What the task asks: Leave out the pictures, then reproduce the rest of the material exactly.
────────
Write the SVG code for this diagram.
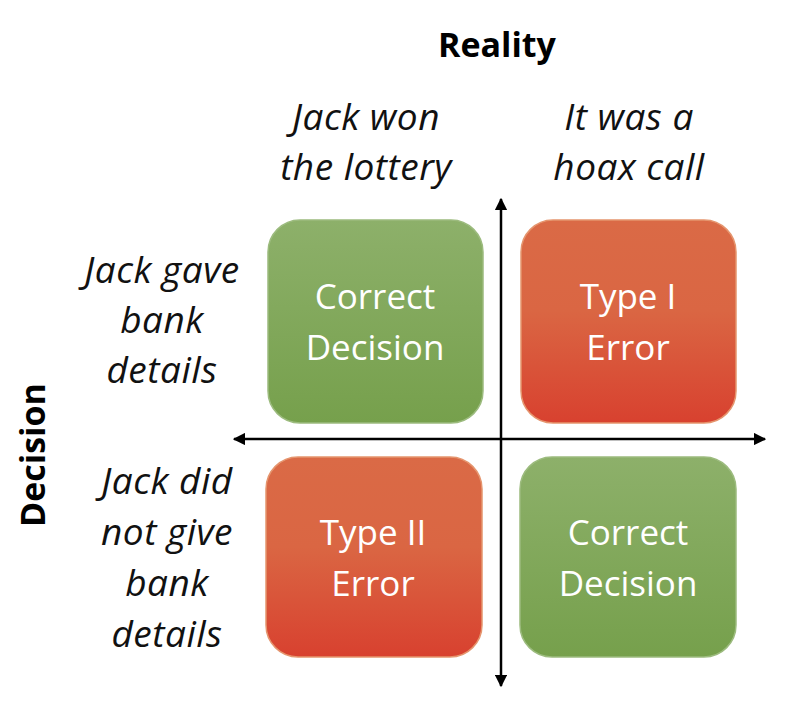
<svg xmlns="http://www.w3.org/2000/svg" width="788" height="704" viewBox="0 0 788 704">
<defs>
<linearGradient id="gGreen" x1="0" y1="0" x2="0" y2="1">
<stop offset="0" stop-color="#8DB06A"/>
<stop offset="1" stop-color="#76A04C"/>
</linearGradient>
<linearGradient id="gRed" x1="0" y1="0" x2="0" y2="1">
<stop offset="0" stop-color="#DA6A46"/>
<stop offset="0.45" stop-color="#DA6643"/>
<stop offset="1" stop-color="#D8412F"/>
</linearGradient>
<marker id="arr" viewBox="0 0 10 10" refX="9" refY="5" markerWidth="5" markerHeight="5" orient="auto-start-reverse" markerUnits="strokeWidth">
<path d="M0,0 L10,5 L0,10 z" fill="#000"/>
</marker>
<style>
.box-g{fill:url(#gGreen);stroke:#9CBB7E;stroke-width:1.5}
.box-r{fill:url(#gRed);stroke:#E5956E;stroke-width:1.5}
.bt{font-family:"Open Sans","Liberation Sans",sans-serif;font-size:35px;fill:#fff;text-anchor:middle}
.lab{font-family:"Open Sans","Liberation Sans",sans-serif;font-size:37px;letter-spacing:0.5px;font-style:italic;fill:#111;text-anchor:middle}
.head{font-family:"Open Sans","Liberation Sans",sans-serif;font-size:34px;font-weight:bold;fill:#000;text-anchor:middle}
.axis{stroke:#000;stroke-width:2.5;fill:none}
</style>
</defs>
<g id="headers">
<text class="head" x="497" y="57">Reality</text>
<text class="head" transform="translate(45,455) rotate(-90)">Decision</text>
<text class="lab" x="366" y="130">Jack won</text>
<text class="lab" x="366" y="180">the lottery</text>
<text class="lab" x="629" y="130">It was a</text>
<text class="lab" x="629" y="180">hoax call</text>
<text class="lab" x="162" y="283">Jack gave</text>
<text class="lab" x="162" y="333">bank</text>
<text class="lab" x="162" y="383">details</text>
<text class="lab" x="167" y="494">Jack did</text>
<text class="lab" x="167" y="545">not give</text>
<text class="lab" x="167" y="596">bank</text>
<text class="lab" x="167" y="647">details</text>
</g>
<g id="connectors">
<line class="axis" x1="501" y1="439" x2="501" y2="199" marker-end="url(#arr)"/>
<line class="axis" x1="501" y1="439" x2="501" y2="686" marker-end="url(#arr)"/>
<line class="axis" x1="501" y1="439" x2="234" y2="439" marker-end="url(#arr)"/>
<line class="axis" x1="501" y1="439" x2="765" y2="439" marker-end="url(#arr)"/>
</g>
<g id="node-tl">
<rect class="box-g" x="268" y="220" width="215" height="203" rx="32"/>
<text class="bt" x="375" y="309">Correct</text>
<text class="bt" x="375" y="360">Decision</text>
</g>
<g id="node-tr">
<rect class="box-r" x="521" y="220" width="215" height="203" rx="32"/>
<text class="bt" x="628" y="309">Type I</text>
<text class="bt" x="628" y="360">Error</text>
</g>
<g id="node-bl">
<rect class="box-r" x="266" y="457" width="216" height="200" rx="32"/>
<text class="bt" x="373" y="545">Type II</text>
<text class="bt" x="373" y="596">Error</text>
</g>
<g id="node-br">
<rect class="box-g" x="520" y="457" width="216" height="200" rx="32"/>
<text class="bt" x="628" y="545">Correct</text>
<text class="bt" x="628" y="596">Decision</text>
</g>
</svg>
────────
Solution to this problem:
Write the SVG code for this diagram.
<svg xmlns="http://www.w3.org/2000/svg" width="788" height="704" viewBox="0 0 788 704">
<defs>
<linearGradient id="gGreen" x1="0" y1="0" x2="0" y2="1">
<stop offset="0" stop-color="#8DB06A"/>
<stop offset="1" stop-color="#76A04C"/>
</linearGradient>
<linearGradient id="gRed" x1="0" y1="0" x2="0" y2="1">
<stop offset="0" stop-color="#DA6A46"/>
<stop offset="0.45" stop-color="#DA6643"/>
<stop offset="1" stop-color="#D8412F"/>
</linearGradient>
<marker id="arr" viewBox="0 0 10 10" refX="9" refY="5" markerWidth="5" markerHeight="5" orient="auto-start-reverse" markerUnits="strokeWidth">
<path d="M0,0 L10,5 L0,10 z" fill="#000"/>
</marker>
<style>
.box-g{fill:url(#gGreen);stroke:#9CBB7E;stroke-width:1.5}
.box-r{fill:url(#gRed);stroke:#E5956E;stroke-width:1.5}
.bt{font-family:"Open Sans","Liberation Sans",sans-serif;font-size:35px;fill:#fff;text-anchor:middle}
.lab{font-family:"Open Sans","Liberation Sans",sans-serif;font-size:37px;letter-spacing:0.5px;font-style:italic;fill:#111;text-anchor:middle}
.head{font-family:"Open Sans","Liberation Sans",sans-serif;font-size:34px;font-weight:bold;fill:#000;text-anchor:middle}
.axis{stroke:#000;stroke-width:2.5;fill:none}
</style>
</defs>
<g id="headers">
<text class="head" x="497" y="57">Reality</text>
<text class="head" transform="translate(45,455) rotate(-90)">Decision</text>
<text class="lab" x="366" y="130">Jack won</text>
<text class="lab" x="366" y="180">the lottery</text>
<text class="lab" x="629" y="130">It was a</text>
<text class="lab" x="629" y="180">hoax call</text>
<text class="lab" x="162" y="283">Jack gave</text>
<text class="lab" x="162" y="333">bank</text>
<text class="lab" x="162" y="383">details</text>
<text class="lab" x="167" y="494">Jack did</text>
<text class="lab" x="167" y="545">not give</text>
<text class="lab" x="167" y="596">bank</text>
<text class="lab" x="167" y="647">details</text>
</g>
<g id="connectors">
<line class="axis" x1="501" y1="439" x2="501" y2="199" marker-end="url(#arr)"/>
<line class="axis" x1="501" y1="439" x2="501" y2="686" marker-end="url(#arr)"/>
<line class="axis" x1="501" y1="439" x2="234" y2="439" marker-end="url(#arr)"/>
<line class="axis" x1="501" y1="439" x2="765" y2="439" marker-end="url(#arr)"/>
</g>
<g id="node-tl">
<rect class="box-g" x="268" y="220" width="215" height="203" rx="32"/>
<text class="bt" x="375" y="309">Correct</text>
<text class="bt" x="375" y="360">Decision</text>
</g>
<g id="node-tr">
<rect class="box-r" x="521" y="220" width="215" height="203" rx="32"/>
<text class="bt" x="628" y="309">Type I</text>
<text class="bt" x="628" y="360">Error</text>
</g>
<g id="node-bl">
<rect class="box-r" x="266" y="457" width="216" height="200" rx="32"/>
<text class="bt" x="373" y="545">Type II</text>
<text class="bt" x="373" y="596">Error</text>
</g>
<g id="node-br">
<rect class="box-g" x="520" y="457" width="216" height="200" rx="32"/>
<text class="bt" x="628" y="545">Correct</text>
<text class="bt" x="628" y="596">Decision</text>
</g>
</svg>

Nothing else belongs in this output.